→ Task to carry out:
Extract the lines from the first one in the records below through the line containing "plt.rcParams['font.weight'] = 'bold'", keeping both ends and leaving out any pictures.
··········
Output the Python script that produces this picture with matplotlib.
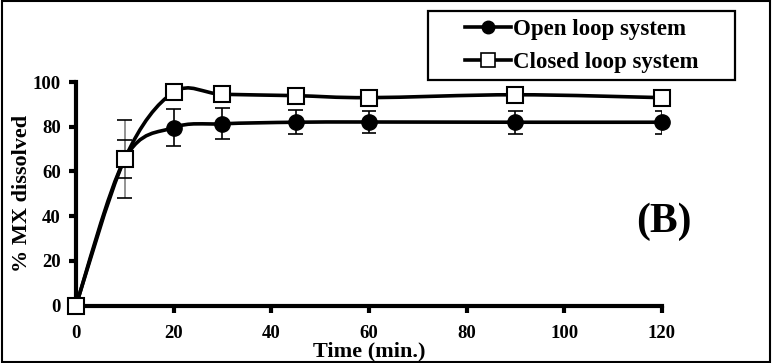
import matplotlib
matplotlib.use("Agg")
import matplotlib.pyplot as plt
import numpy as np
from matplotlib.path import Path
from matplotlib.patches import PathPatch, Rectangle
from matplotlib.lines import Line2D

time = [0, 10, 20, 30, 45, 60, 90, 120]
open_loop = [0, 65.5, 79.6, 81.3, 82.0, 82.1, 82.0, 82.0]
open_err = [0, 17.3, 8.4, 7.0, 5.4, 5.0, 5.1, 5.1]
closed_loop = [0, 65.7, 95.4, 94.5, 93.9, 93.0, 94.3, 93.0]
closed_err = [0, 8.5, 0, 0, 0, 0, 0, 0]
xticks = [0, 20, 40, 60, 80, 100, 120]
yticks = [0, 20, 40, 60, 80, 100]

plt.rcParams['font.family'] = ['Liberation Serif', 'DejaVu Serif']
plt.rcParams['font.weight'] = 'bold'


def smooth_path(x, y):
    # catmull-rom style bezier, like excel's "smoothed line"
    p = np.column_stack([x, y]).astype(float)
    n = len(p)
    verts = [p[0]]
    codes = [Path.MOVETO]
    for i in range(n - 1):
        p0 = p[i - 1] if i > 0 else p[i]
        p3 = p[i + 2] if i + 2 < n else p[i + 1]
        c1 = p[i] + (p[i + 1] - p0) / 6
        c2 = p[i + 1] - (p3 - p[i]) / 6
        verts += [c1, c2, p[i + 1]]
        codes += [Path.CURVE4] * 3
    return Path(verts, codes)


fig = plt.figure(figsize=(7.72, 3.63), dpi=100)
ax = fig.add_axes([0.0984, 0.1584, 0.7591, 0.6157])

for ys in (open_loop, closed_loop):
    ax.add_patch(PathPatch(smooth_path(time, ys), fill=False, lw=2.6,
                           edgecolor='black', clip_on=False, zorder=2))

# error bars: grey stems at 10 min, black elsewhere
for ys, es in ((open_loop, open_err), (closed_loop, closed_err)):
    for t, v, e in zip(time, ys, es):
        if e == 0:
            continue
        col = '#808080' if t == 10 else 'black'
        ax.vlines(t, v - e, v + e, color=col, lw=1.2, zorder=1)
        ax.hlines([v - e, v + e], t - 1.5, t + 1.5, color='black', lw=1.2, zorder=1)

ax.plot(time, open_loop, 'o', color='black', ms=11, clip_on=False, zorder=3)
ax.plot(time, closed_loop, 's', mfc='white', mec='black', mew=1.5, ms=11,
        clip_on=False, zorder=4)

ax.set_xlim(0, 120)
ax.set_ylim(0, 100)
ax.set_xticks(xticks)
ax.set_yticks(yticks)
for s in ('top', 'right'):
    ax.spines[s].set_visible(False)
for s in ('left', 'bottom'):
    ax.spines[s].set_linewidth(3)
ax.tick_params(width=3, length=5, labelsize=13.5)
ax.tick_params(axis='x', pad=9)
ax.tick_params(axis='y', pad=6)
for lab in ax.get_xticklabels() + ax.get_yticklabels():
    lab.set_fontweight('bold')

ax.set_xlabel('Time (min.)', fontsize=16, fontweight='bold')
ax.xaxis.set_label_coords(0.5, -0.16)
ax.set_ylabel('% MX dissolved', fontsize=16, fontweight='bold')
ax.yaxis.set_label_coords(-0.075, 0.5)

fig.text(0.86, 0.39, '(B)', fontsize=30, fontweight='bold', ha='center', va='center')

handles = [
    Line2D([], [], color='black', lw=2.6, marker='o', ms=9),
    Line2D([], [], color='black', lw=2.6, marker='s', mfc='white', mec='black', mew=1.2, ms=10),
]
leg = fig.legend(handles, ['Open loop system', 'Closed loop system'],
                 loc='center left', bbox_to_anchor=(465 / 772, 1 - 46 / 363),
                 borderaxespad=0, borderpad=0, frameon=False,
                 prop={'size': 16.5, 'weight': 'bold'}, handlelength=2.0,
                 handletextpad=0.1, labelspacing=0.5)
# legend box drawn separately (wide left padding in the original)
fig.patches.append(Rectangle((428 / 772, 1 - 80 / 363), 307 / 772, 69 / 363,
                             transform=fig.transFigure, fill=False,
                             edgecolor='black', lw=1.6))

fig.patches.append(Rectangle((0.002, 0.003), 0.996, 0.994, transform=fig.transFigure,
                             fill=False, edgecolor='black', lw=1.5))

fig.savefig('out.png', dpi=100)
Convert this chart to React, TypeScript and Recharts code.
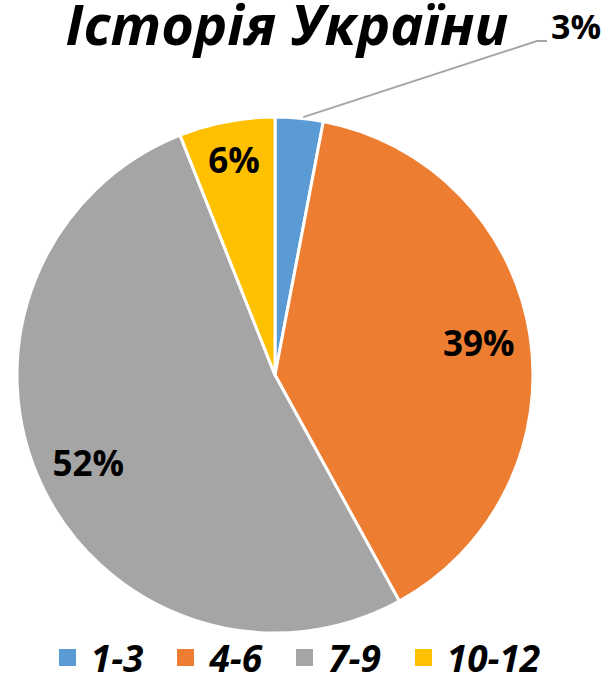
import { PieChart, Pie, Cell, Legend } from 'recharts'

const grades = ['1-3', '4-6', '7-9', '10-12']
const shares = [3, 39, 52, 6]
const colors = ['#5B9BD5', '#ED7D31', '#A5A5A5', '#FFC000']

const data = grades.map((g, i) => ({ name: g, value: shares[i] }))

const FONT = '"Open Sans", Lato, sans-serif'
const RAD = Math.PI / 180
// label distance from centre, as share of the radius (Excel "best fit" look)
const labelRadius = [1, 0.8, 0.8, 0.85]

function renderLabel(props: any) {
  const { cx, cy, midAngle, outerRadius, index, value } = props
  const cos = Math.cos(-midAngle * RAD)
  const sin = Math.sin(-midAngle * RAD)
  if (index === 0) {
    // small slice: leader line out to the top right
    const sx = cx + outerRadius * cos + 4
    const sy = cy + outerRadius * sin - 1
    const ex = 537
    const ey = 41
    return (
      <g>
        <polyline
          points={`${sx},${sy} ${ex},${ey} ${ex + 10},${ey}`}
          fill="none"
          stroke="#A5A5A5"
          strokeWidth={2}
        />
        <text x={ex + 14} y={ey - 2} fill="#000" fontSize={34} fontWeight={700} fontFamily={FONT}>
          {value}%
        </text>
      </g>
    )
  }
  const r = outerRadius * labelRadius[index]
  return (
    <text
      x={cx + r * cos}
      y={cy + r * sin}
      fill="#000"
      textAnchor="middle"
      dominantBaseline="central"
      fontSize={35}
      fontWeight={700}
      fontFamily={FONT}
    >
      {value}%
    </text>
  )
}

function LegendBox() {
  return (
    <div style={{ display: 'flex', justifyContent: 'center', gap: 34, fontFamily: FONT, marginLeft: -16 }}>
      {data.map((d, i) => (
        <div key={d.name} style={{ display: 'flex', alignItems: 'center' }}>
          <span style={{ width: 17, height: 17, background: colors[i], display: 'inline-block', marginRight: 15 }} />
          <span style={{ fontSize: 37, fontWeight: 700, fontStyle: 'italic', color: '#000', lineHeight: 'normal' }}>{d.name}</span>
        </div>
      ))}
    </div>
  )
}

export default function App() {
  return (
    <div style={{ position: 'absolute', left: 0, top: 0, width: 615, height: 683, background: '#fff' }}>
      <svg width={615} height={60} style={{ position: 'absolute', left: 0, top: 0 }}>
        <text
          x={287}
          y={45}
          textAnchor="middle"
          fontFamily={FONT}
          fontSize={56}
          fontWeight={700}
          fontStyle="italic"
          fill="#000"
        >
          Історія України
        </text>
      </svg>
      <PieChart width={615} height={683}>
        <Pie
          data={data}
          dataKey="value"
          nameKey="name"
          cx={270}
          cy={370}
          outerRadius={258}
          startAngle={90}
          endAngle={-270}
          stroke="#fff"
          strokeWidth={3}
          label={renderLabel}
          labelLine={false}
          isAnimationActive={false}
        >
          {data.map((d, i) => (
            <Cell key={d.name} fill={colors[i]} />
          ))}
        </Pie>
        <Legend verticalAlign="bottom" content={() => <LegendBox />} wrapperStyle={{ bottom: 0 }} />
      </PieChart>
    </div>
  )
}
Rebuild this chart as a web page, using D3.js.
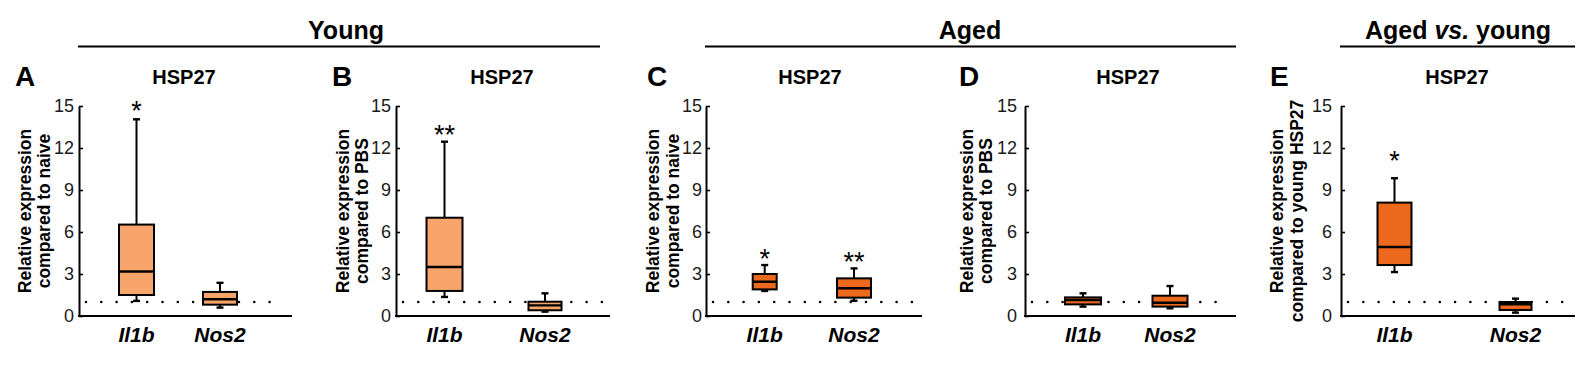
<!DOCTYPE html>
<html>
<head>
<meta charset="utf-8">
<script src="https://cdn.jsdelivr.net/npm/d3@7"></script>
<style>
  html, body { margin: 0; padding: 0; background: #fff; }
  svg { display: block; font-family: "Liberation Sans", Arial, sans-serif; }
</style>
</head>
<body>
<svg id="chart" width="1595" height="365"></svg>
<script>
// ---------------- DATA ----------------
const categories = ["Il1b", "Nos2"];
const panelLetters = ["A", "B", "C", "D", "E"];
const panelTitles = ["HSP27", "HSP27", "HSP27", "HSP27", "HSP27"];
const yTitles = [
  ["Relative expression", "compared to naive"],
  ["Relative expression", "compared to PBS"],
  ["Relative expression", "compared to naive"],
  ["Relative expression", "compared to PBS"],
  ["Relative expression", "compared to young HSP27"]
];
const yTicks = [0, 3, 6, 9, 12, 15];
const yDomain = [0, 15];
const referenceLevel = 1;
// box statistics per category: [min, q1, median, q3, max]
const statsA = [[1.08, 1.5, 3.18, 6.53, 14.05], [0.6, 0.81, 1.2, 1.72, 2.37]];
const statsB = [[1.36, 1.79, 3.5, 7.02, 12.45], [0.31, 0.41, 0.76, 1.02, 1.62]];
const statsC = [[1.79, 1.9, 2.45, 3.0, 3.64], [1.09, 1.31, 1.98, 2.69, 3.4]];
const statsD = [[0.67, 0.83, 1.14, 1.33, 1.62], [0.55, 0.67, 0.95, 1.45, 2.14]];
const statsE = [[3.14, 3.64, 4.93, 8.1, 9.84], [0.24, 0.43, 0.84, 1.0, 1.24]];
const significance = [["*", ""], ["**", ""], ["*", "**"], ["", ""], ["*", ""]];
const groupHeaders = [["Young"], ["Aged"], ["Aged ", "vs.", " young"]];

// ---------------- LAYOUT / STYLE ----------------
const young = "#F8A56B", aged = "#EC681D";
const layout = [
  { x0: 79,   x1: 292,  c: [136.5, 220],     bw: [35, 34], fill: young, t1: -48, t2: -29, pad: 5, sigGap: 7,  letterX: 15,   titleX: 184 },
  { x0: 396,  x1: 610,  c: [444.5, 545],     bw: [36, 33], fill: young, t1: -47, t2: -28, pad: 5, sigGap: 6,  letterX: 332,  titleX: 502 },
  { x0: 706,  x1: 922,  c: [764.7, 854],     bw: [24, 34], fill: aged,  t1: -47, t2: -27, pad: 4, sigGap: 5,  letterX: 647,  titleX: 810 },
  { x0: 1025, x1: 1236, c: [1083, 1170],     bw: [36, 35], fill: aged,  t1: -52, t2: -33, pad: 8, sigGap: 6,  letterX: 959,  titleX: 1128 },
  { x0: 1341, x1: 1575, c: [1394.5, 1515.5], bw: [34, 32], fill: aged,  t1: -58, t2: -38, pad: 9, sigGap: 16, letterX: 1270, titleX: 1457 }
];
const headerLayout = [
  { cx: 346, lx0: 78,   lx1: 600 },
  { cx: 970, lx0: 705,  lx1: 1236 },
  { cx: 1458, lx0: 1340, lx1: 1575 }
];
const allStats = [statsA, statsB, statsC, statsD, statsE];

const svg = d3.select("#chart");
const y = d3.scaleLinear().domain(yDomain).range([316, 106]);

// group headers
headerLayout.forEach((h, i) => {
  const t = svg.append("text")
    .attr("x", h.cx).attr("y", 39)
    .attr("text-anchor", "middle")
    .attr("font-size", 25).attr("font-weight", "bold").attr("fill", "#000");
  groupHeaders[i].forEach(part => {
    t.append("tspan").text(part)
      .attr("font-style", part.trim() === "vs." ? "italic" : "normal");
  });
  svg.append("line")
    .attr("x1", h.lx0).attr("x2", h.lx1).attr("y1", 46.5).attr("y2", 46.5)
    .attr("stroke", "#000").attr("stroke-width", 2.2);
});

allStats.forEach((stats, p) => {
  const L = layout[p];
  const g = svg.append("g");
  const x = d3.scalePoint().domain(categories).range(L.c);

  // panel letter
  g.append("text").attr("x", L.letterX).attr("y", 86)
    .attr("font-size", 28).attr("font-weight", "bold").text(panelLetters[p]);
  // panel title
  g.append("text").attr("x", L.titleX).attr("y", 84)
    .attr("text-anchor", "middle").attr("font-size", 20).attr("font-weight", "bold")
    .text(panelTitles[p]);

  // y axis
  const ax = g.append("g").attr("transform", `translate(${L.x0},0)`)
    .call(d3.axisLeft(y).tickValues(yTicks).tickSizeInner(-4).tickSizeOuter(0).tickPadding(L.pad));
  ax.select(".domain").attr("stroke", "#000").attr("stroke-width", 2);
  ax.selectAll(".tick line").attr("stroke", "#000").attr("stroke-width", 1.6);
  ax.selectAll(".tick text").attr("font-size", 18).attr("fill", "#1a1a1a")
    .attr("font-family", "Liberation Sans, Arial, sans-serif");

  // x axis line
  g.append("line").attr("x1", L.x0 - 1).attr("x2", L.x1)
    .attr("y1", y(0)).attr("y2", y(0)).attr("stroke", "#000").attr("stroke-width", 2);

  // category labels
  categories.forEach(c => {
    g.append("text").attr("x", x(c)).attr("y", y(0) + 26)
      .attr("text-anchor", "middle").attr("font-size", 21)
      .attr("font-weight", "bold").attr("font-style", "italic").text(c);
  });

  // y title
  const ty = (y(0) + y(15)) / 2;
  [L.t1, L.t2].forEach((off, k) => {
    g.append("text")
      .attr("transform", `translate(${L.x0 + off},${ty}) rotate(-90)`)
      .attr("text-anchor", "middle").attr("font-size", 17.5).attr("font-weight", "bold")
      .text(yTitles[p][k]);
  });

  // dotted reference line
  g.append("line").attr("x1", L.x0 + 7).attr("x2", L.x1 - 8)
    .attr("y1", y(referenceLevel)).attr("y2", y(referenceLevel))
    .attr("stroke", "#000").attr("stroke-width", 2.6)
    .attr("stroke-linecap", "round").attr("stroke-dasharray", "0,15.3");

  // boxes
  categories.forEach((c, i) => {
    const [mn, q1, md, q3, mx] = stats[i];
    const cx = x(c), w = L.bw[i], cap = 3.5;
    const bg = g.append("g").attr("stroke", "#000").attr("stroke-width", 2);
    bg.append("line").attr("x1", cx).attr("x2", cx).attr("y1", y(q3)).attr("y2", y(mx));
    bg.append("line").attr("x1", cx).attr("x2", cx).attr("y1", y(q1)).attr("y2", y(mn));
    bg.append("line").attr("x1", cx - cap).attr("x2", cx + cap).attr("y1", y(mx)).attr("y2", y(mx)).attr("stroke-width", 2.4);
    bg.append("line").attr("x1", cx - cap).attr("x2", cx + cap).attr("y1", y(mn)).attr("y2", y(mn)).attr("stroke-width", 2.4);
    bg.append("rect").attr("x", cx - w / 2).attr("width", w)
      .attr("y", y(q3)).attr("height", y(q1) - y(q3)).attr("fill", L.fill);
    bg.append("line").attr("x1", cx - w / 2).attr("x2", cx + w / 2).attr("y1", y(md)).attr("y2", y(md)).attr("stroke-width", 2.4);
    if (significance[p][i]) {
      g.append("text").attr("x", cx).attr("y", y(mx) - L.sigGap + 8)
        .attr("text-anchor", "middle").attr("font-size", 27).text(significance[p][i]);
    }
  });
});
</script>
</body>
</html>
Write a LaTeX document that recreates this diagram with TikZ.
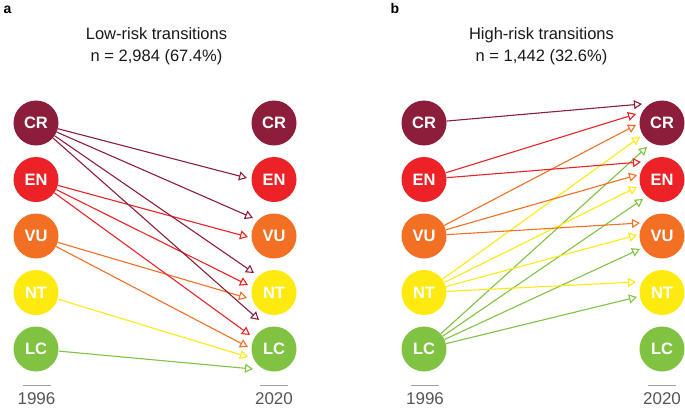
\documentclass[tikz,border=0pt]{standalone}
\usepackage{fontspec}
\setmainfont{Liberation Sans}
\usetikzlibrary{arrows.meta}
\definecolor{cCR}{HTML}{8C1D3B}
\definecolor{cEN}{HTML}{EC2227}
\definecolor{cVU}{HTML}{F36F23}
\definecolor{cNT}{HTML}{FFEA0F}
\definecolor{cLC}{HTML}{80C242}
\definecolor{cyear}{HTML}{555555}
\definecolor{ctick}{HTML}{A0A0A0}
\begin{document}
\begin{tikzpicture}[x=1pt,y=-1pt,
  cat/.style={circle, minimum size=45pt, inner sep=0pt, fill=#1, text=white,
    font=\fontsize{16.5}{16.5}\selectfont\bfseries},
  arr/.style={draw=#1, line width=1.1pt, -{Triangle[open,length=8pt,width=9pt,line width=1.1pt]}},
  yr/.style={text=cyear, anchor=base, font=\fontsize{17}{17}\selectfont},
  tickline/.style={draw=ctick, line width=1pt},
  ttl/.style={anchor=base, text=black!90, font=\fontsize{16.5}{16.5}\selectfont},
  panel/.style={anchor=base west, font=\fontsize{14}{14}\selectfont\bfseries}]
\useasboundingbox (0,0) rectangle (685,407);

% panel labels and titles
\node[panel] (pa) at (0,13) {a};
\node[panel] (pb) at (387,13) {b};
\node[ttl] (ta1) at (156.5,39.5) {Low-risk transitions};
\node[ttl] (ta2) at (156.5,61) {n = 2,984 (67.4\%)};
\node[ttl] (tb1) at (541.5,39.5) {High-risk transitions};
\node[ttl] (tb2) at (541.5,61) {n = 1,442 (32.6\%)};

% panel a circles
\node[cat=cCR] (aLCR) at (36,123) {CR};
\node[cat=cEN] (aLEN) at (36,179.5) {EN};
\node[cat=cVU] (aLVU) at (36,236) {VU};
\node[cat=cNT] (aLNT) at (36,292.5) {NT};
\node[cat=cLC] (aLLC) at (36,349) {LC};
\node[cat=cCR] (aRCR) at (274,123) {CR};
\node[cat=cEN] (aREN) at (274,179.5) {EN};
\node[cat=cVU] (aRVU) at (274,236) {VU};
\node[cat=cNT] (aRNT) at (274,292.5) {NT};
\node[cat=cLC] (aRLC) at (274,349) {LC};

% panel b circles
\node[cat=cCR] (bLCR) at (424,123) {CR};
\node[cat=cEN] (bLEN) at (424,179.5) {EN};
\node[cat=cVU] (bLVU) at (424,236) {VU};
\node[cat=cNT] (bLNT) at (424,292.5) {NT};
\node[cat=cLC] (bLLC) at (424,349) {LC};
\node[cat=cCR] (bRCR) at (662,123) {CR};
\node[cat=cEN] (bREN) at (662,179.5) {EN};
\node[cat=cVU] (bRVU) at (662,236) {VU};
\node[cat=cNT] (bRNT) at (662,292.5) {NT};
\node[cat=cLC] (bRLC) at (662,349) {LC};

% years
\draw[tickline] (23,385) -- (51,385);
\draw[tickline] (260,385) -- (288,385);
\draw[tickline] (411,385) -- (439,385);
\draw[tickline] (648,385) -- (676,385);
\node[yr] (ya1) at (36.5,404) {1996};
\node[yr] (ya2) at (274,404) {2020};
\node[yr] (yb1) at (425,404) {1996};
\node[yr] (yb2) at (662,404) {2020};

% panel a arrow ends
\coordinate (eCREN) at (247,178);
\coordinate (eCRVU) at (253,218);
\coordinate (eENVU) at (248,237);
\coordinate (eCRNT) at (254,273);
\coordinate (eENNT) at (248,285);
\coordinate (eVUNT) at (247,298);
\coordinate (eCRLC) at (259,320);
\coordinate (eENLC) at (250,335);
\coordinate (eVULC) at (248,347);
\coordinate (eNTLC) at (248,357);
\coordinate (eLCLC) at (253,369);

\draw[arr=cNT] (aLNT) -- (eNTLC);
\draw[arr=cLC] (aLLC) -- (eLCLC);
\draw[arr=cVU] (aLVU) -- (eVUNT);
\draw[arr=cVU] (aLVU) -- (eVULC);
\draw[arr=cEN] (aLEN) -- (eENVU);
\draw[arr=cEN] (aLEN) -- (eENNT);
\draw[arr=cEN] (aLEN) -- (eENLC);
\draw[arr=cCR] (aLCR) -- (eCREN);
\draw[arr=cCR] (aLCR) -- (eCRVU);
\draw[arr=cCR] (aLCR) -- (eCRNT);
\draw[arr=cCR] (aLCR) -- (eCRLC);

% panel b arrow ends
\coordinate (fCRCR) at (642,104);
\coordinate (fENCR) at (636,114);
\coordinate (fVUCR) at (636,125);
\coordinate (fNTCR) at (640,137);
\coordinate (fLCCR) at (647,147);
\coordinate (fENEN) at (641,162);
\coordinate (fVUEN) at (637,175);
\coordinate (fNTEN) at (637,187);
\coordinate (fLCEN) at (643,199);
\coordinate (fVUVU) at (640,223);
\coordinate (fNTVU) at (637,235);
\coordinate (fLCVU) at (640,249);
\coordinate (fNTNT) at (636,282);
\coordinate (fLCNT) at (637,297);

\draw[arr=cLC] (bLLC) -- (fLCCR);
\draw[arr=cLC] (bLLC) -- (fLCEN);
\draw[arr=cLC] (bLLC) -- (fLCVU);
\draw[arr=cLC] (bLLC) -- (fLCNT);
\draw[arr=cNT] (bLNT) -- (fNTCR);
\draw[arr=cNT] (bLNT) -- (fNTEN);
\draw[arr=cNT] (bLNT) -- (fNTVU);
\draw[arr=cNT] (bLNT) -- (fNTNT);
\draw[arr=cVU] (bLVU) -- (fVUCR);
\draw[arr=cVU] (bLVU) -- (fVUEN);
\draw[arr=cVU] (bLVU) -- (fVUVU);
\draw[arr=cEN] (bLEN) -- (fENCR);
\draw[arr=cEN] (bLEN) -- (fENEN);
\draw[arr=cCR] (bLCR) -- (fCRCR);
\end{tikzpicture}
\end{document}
··········
→ Correct output:
Output the Python script that produces this picture with matplotlib.
import matplotlib
matplotlib.use("Agg")
import matplotlib.pyplot as plt
import numpy as np
from matplotlib.path import Path
from matplotlib.patches import PathPatch, Rectangle
from matplotlib.lines import Line2D

time = [0, 10, 20, 30, 45, 60, 90, 120]
open_loop = [0, 65.5, 79.6, 81.3, 82.0, 82.1, 82.0, 82.0]
open_err = [0, 17.3, 8.4, 7.0, 5.4, 5.0, 5.1, 5.1]
closed_loop = [0, 65.7, 95.4, 94.5, 93.9, 93.0, 94.3, 93.0]
closed_err = [0, 8.5, 0, 0, 0, 0, 0, 0]
xticks = [0, 20, 40, 60, 80, 100, 120]
yticks = [0, 20, 40, 60, 80, 100]

plt.rcParams['font.family'] = ['Liberation Serif', 'DejaVu Serif']
plt.rcParams['font.weight'] = 'bold'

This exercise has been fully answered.